===== Given data =====
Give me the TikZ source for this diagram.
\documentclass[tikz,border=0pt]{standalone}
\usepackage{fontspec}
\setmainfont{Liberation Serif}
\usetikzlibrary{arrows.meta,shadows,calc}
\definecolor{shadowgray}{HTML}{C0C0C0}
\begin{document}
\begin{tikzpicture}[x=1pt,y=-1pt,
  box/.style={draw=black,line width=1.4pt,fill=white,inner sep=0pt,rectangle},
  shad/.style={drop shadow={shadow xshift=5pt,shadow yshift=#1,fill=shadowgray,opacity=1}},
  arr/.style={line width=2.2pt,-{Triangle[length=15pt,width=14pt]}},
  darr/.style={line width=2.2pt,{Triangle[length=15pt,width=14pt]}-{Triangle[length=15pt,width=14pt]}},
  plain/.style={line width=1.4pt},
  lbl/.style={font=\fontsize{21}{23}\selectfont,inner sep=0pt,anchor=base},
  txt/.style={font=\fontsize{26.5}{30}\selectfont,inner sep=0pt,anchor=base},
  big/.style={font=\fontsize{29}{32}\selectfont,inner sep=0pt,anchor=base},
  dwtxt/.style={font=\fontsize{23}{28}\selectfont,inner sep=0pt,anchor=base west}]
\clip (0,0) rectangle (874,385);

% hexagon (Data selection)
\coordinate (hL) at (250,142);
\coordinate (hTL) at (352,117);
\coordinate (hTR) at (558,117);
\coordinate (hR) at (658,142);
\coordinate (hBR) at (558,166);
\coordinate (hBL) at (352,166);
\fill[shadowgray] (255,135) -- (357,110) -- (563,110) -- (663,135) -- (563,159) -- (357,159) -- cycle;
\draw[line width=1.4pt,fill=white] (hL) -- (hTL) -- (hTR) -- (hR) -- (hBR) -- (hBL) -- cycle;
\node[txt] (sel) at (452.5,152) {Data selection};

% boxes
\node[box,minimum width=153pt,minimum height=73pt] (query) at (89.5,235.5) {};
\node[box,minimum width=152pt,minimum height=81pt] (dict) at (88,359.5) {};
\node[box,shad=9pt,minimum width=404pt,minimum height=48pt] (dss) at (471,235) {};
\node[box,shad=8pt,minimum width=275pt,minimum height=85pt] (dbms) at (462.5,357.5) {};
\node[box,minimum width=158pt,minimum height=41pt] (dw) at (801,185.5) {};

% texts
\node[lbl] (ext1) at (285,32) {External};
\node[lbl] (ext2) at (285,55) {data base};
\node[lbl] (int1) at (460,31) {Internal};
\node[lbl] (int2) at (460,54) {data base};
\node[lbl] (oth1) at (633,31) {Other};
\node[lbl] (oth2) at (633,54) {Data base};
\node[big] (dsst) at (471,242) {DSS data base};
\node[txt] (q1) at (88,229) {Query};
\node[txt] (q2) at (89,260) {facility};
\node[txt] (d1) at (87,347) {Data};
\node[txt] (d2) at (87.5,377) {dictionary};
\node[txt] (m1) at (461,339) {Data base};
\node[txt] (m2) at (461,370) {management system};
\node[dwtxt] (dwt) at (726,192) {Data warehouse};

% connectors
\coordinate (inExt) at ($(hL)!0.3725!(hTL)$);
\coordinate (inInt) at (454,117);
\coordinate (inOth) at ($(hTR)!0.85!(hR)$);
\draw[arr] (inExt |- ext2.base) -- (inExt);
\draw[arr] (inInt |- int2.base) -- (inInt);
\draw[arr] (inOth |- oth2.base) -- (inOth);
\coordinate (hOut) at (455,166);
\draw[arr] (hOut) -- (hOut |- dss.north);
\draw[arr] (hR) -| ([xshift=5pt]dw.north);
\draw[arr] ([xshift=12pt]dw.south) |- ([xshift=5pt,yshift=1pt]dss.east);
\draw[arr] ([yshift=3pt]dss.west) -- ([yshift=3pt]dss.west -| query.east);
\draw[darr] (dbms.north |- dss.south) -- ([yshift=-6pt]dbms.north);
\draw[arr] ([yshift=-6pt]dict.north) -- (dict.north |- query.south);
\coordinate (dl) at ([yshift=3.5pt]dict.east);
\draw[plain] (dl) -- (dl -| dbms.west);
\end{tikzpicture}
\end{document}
=====
Written exercise. Working from the material above, retype it in its entirety without change.

Written reply.
Give me the TikZ source for this diagram.
\documentclass[tikz,border=0pt]{standalone}
\usepackage{fontspec}
\setmainfont{Liberation Serif}
\usetikzlibrary{arrows.meta,shadows,calc}
\definecolor{shadowgray}{HTML}{C0C0C0}
\begin{document}
\begin{tikzpicture}[x=1pt,y=-1pt,
  box/.style={draw=black,line width=1.4pt,fill=white,inner sep=0pt,rectangle},
  shad/.style={drop shadow={shadow xshift=5pt,shadow yshift=#1,fill=shadowgray,opacity=1}},
  arr/.style={line width=2.2pt,-{Triangle[length=15pt,width=14pt]}},
  darr/.style={line width=2.2pt,{Triangle[length=15pt,width=14pt]}-{Triangle[length=15pt,width=14pt]}},
  plain/.style={line width=1.4pt},
  lbl/.style={font=\fontsize{21}{23}\selectfont,inner sep=0pt,anchor=base},
  txt/.style={font=\fontsize{26.5}{30}\selectfont,inner sep=0pt,anchor=base},
  big/.style={font=\fontsize{29}{32}\selectfont,inner sep=0pt,anchor=base},
  dwtxt/.style={font=\fontsize{23}{28}\selectfont,inner sep=0pt,anchor=base west}]
\clip (0,0) rectangle (874,385);

% hexagon (Data selection)
\coordinate (hL) at (250,142);
\coordinate (hTL) at (352,117);
\coordinate (hTR) at (558,117);
\coordinate (hR) at (658,142);
\coordinate (hBR) at (558,166);
\coordinate (hBL) at (352,166);
\fill[shadowgray] (255,135) -- (357,110) -- (563,110) -- (663,135) -- (563,159) -- (357,159) -- cycle;
\draw[line width=1.4pt,fill=white] (hL) -- (hTL) -- (hTR) -- (hR) -- (hBR) -- (hBL) -- cycle;
\node[txt] (sel) at (452.5,152) {Data selection};

% boxes
\node[box,minimum width=153pt,minimum height=73pt] (query) at (89.5,235.5) {};
\node[box,minimum width=152pt,minimum height=81pt] (dict) at (88,359.5) {};
\node[box,shad=9pt,minimum width=404pt,minimum height=48pt] (dss) at (471,235) {};
\node[box,shad=8pt,minimum width=275pt,minimum height=85pt] (dbms) at (462.5,357.5) {};
\node[box,minimum width=158pt,minimum height=41pt] (dw) at (801,185.5) {};

% texts
\node[lbl] (ext1) at (285,32) {External};
\node[lbl] (ext2) at (285,55) {data base};
\node[lbl] (int1) at (460,31) {Internal};
\node[lbl] (int2) at (460,54) {data base};
\node[lbl] (oth1) at (633,31) {Other};
\node[lbl] (oth2) at (633,54) {Data base};
\node[big] (dsst) at (471,242) {DSS data base};
\node[txt] (q1) at (88,229) {Query};
\node[txt] (q2) at (89,260) {facility};
\node[txt] (d1) at (87,347) {Data};
\node[txt] (d2) at (87.5,377) {dictionary};
\node[txt] (m1) at (461,339) {Data base};
\node[txt] (m2) at (461,370) {management system};
\node[dwtxt] (dwt) at (726,192) {Data warehouse};

% connectors
\coordinate (inExt) at ($(hL)!0.3725!(hTL)$);
\coordinate (inInt) at (454,117);
\coordinate (inOth) at ($(hTR)!0.85!(hR)$);
\draw[arr] (inExt |- ext2.base) -- (inExt);
\draw[arr] (inInt |- int2.base) -- (inInt);
\draw[arr] (inOth |- oth2.base) -- (inOth);
\coordinate (hOut) at (455,166);
\draw[arr] (hOut) -- (hOut |- dss.north);
\draw[arr] (hR) -| ([xshift=5pt]dw.north);
\draw[arr] ([xshift=12pt]dw.south) |- ([xshift=5pt,yshift=1pt]dss.east);
\draw[arr] ([yshift=3pt]dss.west) -- ([yshift=3pt]dss.west -| query.east);
\draw[darr] (dbms.north |- dss.south) -- ([yshift=-6pt]dbms.north);
\draw[arr] ([yshift=-6pt]dict.north) -- (dict.north |- query.south);
\coordinate (dl) at ([yshift=3.5pt]dict.east);
\draw[plain] (dl) -- (dl -| dbms.west);
\end{tikzpicture}
\end{document}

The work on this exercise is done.